SET PROBLEM ▸
Retype exactly the lines from the line containing "Generate a Python" through the line containing "p1_x = [0.0, 1.0, 0.9, 0.9, 0.8]", both included, and nothing more; skip the pictures.

MATERIAL TO PROCESS ▸
START

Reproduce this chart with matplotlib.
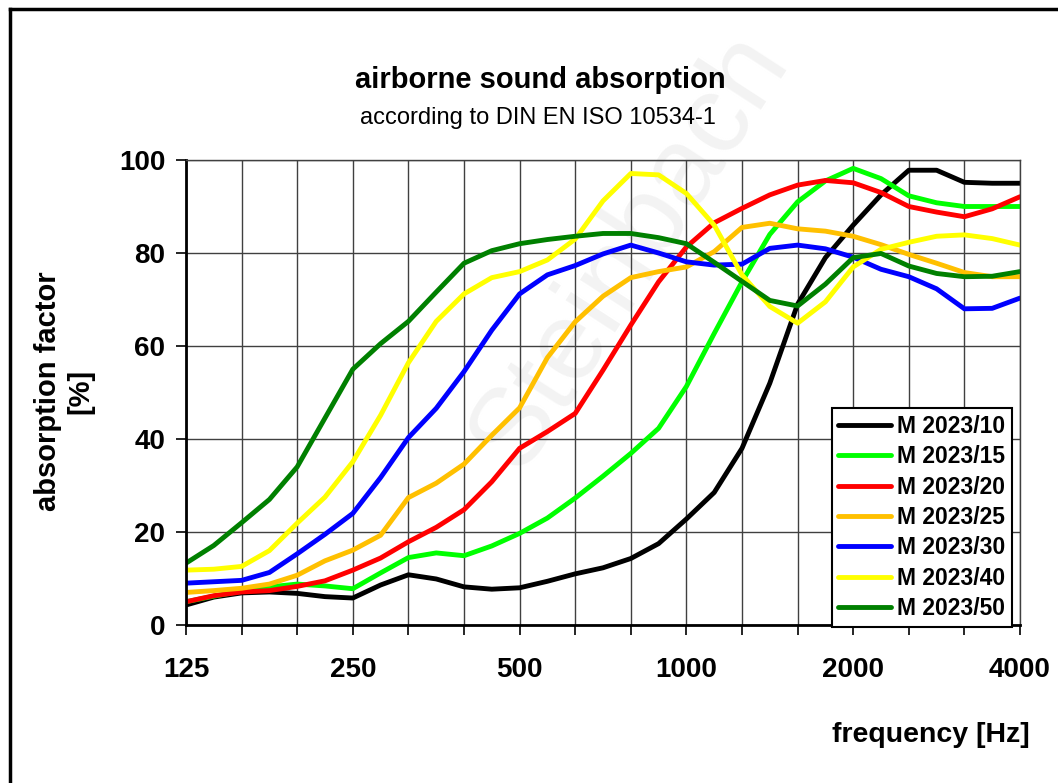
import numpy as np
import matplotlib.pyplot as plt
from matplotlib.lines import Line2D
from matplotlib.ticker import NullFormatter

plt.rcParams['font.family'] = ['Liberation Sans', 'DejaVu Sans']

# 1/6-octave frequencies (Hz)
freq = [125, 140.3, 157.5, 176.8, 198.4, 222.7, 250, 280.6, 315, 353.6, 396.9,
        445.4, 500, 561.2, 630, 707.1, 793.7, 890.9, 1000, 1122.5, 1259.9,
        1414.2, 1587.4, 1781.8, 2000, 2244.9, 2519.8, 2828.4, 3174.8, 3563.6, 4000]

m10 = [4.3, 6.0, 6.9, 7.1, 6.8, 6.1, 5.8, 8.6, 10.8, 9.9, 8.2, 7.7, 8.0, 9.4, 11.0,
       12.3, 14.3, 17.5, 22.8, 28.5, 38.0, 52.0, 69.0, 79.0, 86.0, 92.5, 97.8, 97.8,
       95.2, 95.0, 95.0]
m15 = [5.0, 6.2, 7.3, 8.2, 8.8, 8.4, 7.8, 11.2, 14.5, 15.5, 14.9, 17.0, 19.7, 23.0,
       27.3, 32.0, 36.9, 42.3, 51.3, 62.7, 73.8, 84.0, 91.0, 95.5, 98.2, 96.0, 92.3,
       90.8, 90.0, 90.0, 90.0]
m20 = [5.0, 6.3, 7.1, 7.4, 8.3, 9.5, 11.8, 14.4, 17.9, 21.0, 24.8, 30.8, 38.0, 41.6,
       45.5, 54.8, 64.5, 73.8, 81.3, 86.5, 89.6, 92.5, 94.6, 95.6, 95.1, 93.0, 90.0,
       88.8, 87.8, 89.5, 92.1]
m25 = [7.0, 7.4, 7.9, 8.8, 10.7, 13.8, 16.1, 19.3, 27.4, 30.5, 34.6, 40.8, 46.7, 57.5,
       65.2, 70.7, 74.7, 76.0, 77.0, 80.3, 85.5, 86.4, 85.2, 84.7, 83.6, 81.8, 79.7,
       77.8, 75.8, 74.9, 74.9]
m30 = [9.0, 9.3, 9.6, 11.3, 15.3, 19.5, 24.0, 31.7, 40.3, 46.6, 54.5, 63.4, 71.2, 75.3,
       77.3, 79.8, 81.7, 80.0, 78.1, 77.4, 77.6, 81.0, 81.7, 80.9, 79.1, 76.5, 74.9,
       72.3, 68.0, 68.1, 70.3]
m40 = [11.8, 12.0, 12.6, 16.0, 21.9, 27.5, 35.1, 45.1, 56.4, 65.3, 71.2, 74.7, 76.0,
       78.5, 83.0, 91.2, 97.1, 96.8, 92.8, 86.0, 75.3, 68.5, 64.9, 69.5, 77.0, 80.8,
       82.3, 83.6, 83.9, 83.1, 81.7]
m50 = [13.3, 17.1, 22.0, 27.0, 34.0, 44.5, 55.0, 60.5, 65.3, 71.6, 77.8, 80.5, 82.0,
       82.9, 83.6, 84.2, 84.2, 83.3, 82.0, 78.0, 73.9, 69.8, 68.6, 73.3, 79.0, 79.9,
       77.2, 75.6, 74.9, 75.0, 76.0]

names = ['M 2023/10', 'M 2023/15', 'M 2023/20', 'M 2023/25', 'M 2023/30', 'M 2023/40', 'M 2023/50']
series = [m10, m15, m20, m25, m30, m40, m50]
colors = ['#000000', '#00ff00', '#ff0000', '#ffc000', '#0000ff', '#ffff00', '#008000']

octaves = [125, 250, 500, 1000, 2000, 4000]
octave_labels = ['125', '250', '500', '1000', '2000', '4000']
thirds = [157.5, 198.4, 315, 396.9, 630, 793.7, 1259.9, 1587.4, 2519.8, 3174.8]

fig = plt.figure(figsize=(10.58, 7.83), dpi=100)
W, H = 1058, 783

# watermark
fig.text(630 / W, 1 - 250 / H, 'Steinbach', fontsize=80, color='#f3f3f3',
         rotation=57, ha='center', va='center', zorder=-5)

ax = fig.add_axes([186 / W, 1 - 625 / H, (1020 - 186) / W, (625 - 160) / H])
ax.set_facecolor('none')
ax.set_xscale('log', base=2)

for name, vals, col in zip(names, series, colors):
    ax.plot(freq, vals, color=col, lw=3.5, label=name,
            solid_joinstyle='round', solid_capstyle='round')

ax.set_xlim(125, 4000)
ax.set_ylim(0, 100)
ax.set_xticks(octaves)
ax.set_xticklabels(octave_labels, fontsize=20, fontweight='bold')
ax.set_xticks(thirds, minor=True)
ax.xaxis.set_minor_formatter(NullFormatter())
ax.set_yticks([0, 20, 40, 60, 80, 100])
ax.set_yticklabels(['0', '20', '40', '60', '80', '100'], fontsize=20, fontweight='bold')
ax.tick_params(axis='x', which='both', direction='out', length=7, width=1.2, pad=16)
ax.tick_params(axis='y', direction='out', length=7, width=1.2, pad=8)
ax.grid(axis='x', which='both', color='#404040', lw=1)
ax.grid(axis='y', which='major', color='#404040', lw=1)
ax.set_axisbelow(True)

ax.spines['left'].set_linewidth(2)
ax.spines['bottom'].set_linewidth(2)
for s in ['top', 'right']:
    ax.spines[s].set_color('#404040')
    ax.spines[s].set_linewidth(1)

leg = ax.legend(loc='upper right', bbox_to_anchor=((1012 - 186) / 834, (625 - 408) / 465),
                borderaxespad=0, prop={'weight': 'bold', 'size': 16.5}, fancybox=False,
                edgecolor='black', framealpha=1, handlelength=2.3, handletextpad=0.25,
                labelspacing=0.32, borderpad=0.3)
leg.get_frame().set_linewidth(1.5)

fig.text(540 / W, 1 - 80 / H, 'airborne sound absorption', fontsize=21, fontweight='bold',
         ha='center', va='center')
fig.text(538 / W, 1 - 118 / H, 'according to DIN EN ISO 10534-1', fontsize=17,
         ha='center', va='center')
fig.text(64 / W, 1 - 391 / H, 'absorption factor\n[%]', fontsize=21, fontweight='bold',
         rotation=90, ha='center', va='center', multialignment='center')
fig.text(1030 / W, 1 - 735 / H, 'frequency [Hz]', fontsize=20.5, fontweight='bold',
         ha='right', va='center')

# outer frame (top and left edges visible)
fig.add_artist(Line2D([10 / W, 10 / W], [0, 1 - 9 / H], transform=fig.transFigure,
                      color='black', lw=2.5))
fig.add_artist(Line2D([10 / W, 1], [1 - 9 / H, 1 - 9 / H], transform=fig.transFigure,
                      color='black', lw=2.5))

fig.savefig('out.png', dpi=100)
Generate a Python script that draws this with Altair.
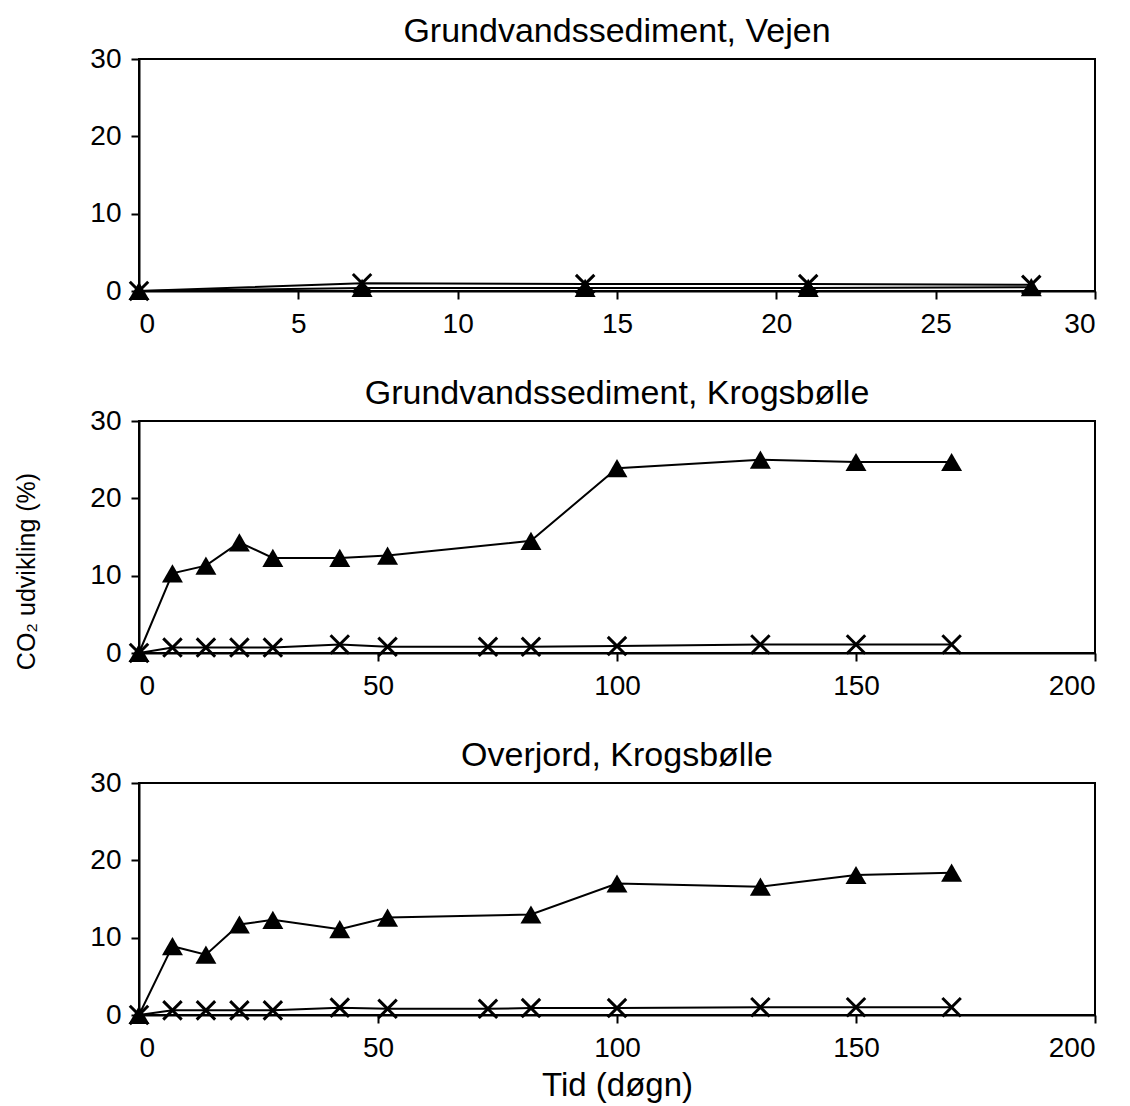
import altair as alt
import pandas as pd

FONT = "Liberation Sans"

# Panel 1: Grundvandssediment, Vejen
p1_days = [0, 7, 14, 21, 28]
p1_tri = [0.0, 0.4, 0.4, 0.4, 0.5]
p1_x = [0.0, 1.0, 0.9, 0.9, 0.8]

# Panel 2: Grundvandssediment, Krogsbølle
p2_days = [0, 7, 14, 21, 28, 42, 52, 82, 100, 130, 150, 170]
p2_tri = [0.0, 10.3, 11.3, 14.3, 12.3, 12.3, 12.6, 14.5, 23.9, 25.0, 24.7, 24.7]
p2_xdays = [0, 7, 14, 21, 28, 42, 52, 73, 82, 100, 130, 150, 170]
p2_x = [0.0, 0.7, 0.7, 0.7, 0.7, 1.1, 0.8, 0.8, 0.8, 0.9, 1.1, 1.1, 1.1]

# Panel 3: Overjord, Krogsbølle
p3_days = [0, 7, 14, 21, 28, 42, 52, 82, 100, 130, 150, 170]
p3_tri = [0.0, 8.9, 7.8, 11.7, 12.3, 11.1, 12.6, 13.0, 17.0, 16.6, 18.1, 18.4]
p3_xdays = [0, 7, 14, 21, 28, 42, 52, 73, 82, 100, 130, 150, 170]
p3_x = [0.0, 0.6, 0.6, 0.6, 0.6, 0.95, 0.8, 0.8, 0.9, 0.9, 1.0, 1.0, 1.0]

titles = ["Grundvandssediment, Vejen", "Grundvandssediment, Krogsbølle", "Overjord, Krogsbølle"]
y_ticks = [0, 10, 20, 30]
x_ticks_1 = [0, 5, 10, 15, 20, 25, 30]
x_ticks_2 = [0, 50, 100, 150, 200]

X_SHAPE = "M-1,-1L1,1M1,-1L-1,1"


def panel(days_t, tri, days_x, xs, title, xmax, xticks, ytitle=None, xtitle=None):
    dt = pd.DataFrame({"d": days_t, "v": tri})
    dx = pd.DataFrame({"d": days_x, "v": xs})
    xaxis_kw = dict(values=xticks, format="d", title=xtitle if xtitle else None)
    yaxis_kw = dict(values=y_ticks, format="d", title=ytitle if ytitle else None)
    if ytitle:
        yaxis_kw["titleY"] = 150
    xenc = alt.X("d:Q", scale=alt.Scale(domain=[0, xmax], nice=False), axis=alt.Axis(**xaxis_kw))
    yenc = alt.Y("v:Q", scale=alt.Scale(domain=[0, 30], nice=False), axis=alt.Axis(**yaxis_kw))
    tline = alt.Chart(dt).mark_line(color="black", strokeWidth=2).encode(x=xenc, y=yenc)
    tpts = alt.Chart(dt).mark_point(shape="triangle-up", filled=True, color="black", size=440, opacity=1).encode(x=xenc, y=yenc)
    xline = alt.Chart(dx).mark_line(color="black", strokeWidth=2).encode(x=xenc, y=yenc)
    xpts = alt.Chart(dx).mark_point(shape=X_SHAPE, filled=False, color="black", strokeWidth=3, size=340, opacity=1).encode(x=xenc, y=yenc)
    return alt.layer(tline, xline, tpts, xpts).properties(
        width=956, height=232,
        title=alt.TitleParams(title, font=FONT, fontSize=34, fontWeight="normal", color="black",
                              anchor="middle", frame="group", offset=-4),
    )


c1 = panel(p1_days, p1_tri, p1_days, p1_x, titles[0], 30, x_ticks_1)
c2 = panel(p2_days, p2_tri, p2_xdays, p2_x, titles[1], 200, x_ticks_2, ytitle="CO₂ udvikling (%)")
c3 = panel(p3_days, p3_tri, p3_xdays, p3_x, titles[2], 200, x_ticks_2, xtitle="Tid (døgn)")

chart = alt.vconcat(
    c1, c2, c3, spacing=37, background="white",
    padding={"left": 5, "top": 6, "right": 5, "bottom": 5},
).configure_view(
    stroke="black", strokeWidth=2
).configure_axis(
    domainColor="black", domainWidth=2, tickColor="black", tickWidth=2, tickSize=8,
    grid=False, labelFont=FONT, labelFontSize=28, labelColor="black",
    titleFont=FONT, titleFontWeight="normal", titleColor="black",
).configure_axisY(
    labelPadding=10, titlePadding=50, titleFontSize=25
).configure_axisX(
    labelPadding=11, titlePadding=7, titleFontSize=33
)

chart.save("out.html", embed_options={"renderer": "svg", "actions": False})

END

TASK SOLUTION ▸
Generate a Python script that draws this with Altair.
import altair as alt
import pandas as pd

FONT = "Liberation Sans"

# Panel 1: Grundvandssediment, Vejen
p1_days = [0, 7, 14, 21, 28]
p1_tri = [0.0, 0.4, 0.4, 0.4, 0.5]
p1_x = [0.0, 1.0, 0.9, 0.9, 0.8]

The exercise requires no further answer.